Tuesday, November 15, 2022

The computer stumbles

   Look at these four photos. A mixed bag. Above left, you have a clown lamenting over voting machines. Above right, people walking by garbage cans.
       To the right, a woman sitting on a train. And below, another woman having a private moment outside a courtroom downtown.  They are among the 48 photographs that Apple Photo scraped together out of my 66,000 or so shots stored therein. 
So, my question is ... what do you think was the one search term was that kicked up these four photos? An engine designed by Apple, mind you, one of the premiere tech companies in the world. Take your time. Look closely. I'll give you a hint. It isn't "people." Or "streets." Or "voting machines." 
     (Nor could I break up the above paragraph into two, since sitting next to the photo somehow stopped that from happening. When I think of how buggy Blogger, the system where I write this I shouldn't be surprised (nor complain. It is free. I suppose you get what you pay for).
     I was searching for something to go along with Caren Jeskey's post last Saturday, and ended up having to use the Dall-E AI program (named as a riff on the movie Wall-E) to draw what I needed: suitcases. These four photos came up when I searched for the word "suitcase." 
     To be fair, there were also photos containing suitcases. But too many others, like these, that didn't. Only voting machines, garbage cans, purses and radiators that looked like suitcases, to a computer. There are still a few bugs in the system, which I suppose is a good thing. Not our overlord quite yet.
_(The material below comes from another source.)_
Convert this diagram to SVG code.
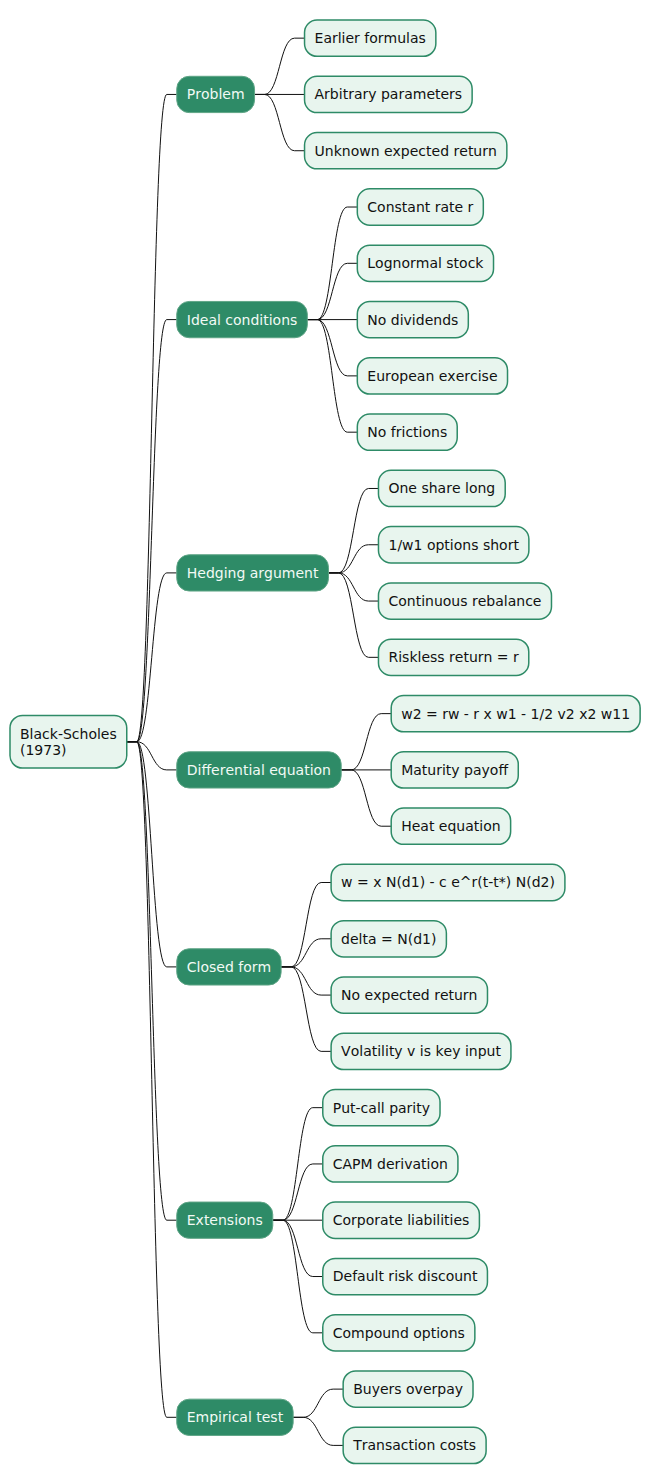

  1. The photo of the woman resting looks like it was taken in the Richard J. Daley Center. Maybe about the 20th floor which would be county courtrooms?

    1. My guess is the Klusinski building

    2. The lady on the train has a couple of bags on the seat in front of her that don't look anything like suitcases but well I guess. What's your definition of a suitcase?
      The two men walking past. The trash cans are carrying duffel bags, again. Loosely you could imagine these to be what we once called suitcases even the lady sitting on the heater at the courts building has a bag in her lap ,
      The voting machines have handles on top which make them look like suitcases

      AI go figure?

    3. WRONG! Oh, how I pine for the days of "Saturday fun activity: Where IS this?" That Apple Photo algorithm is unimaginably awesome. It predicted Monday's column and chose its favorite building the United Methodist Church at 77 W. Washington, across the street from the Daley Center. Besides every real Chicagoan knows the Federal Courtrooms are in the Dirksen Federal Building

    4. Mr. S. Said she was sitting outside a federal courtroom.
      Clearly that is the sky chapel across the street to the right. A place I should have recognized having worked there.

      Also work in the Dirksen building. Have for 25 years of my 64 years as a lifelong chicagoan

    5. Yeah, I wasn't precise enough. Clearly Daley Center. I'll change.

  2. Yes, not our overlord yet, but...scary when they are uncannily accurate and perhaps scarier when they make errors.


  3. A subset of computer weirdness is not bugginess but doing exactly what it was asked to do, even if the results of its attempt at logic make no sense (to us). In this case it was asked to find "suitcases," and apparently set out to locate images of rectangular, um, things that were close to people in a photo. Clearly they still have a ways to go, though I still have to marvel at how far it's come already.

    I have found that the even newer image search (using an image of your own rather than a description, and asking the Intertubes to find another image out there that's similar or identical to the example you're giving it) can work startlingly well, presumably because it's working a bit more mechanically, looking at image patterns, and not trying to apply human logic quite so much.

    Incidentally, I do see a paragraph break next to your photo of the woman on the train, where you were complaining about not being able to add one in photo wraparound text, though that might just be how my desktop browser formats the page. If you're pressing your Enter key and not getting a new paragraph where you want, try doing a "soft return" instead, where you force a newline via a Shift+Enter command, and see if that gets you what you want to see. As you noted, we are still masters of our machines, if only just barely.

  4. Caren's column was her best one yet. I just did the suitcase search in my google photos. Several times I was sure there was no suitcase in the photo until I looked more closely and saw someone passing in the background with a roller bag. I agree, though, that I'm generally happier when the algorithm gets it wrong.

  5. what is really amazing is you have taken 66,000 photos. If you got an I phone when it first came out that is 4400 photos a year.